* Directions for this task: In the lines below, output everything from the first line through the line containing "titleAngle=-90)" exactly as it is. Pictures are not part of the output.

* Given information:
----

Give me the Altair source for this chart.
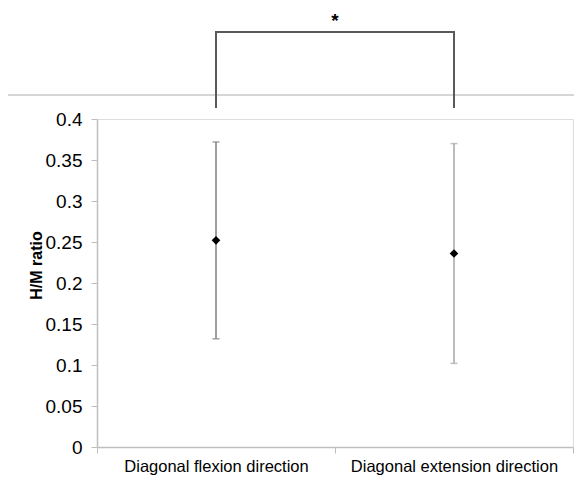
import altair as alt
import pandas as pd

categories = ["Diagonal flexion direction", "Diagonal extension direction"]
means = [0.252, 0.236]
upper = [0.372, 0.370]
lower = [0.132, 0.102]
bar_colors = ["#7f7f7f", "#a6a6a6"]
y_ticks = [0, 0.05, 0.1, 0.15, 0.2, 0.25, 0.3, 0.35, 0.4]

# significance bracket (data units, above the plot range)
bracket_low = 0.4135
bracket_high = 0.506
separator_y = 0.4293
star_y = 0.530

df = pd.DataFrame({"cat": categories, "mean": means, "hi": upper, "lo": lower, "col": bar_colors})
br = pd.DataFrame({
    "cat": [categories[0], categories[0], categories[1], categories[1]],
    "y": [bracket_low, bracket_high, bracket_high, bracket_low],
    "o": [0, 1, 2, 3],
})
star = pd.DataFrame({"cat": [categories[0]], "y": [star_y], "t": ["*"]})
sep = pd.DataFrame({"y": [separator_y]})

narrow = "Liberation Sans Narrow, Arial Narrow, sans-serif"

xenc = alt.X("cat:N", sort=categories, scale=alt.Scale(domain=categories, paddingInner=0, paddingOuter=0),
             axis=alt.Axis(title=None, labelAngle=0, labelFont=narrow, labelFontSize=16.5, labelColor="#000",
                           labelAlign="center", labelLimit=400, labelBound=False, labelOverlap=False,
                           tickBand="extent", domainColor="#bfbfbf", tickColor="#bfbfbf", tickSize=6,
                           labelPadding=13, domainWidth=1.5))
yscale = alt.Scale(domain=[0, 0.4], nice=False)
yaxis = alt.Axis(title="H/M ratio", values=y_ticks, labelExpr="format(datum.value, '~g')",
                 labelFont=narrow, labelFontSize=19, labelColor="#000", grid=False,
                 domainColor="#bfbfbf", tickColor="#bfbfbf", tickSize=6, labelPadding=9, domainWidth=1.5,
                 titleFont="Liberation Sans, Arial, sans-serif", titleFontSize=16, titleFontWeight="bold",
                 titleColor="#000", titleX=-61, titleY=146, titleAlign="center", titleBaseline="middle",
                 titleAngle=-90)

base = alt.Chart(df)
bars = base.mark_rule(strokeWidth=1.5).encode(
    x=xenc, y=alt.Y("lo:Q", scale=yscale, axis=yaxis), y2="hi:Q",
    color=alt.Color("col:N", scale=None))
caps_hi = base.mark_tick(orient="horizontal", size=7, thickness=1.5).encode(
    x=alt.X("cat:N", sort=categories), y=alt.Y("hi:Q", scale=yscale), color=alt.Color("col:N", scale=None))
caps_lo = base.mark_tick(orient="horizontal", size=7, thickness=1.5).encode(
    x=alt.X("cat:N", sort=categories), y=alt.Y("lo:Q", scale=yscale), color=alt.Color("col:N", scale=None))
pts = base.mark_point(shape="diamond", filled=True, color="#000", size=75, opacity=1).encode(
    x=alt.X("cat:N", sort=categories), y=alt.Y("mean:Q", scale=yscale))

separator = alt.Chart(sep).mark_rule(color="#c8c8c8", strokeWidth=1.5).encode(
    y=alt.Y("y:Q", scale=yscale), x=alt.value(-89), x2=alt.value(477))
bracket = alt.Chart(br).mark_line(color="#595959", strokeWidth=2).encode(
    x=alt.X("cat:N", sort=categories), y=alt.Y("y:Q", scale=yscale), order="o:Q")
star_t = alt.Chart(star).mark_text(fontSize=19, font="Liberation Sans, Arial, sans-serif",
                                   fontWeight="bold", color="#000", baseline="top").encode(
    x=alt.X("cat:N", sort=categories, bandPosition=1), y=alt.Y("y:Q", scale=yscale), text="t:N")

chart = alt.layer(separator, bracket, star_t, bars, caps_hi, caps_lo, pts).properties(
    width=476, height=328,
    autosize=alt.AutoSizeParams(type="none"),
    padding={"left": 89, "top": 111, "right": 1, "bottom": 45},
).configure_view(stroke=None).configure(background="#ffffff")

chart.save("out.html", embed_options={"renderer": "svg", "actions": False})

----

* Answer for this exercise:
Give me the Altair source for this chart.
import altair as alt
import pandas as pd

categories = ["Diagonal flexion direction", "Diagonal extension direction"]
means = [0.252, 0.236]
upper = [0.372, 0.370]
lower = [0.132, 0.102]
bar_colors = ["#7f7f7f", "#a6a6a6"]
y_ticks = [0, 0.05, 0.1, 0.15, 0.2, 0.25, 0.3, 0.35, 0.4]

# significance bracket (data units, above the plot range)
bracket_low = 0.4135
bracket_high = 0.506
separator_y = 0.4293
star_y = 0.530

df = pd.DataFrame({"cat": categories, "mean": means, "hi": upper, "lo": lower, "col": bar_colors})
br = pd.DataFrame({
    "cat": [categories[0], categories[0], categories[1], categories[1]],
    "y": [bracket_low, bracket_high, bracket_high, bracket_low],
    "o": [0, 1, 2, 3],
})
star = pd.DataFrame({"cat": [categories[0]], "y": [star_y], "t": ["*"]})
sep = pd.DataFrame({"y": [separator_y]})

narrow = "Liberation Sans Narrow, Arial Narrow, sans-serif"

xenc = alt.X("cat:N", sort=categories, scale=alt.Scale(domain=categories, paddingInner=0, paddingOuter=0),
             axis=alt.Axis(title=None, labelAngle=0, labelFont=narrow, labelFontSize=16.5, labelColor="#000",
                           labelAlign="center", labelLimit=400, labelBound=False, labelOverlap=False,
                           tickBand="extent", domainColor="#bfbfbf", tickColor="#bfbfbf", tickSize=6,
                           labelPadding=13, domainWidth=1.5))
yscale = alt.Scale(domain=[0, 0.4], nice=False)
yaxis = alt.Axis(title="H/M ratio", values=y_ticks, labelExpr="format(datum.value, '~g')",
                 labelFont=narrow, labelFontSize=19, labelColor="#000", grid=False,
                 domainColor="#bfbfbf", tickColor="#bfbfbf", tickSize=6, labelPadding=9, domainWidth=1.5,
                 titleFont="Liberation Sans, Arial, sans-serif", titleFontSize=16, titleFontWeight="bold",
                 titleColor="#000", titleX=-61, titleY=146, titleAlign="center", titleBaseline="middle",
                 titleAngle=-90)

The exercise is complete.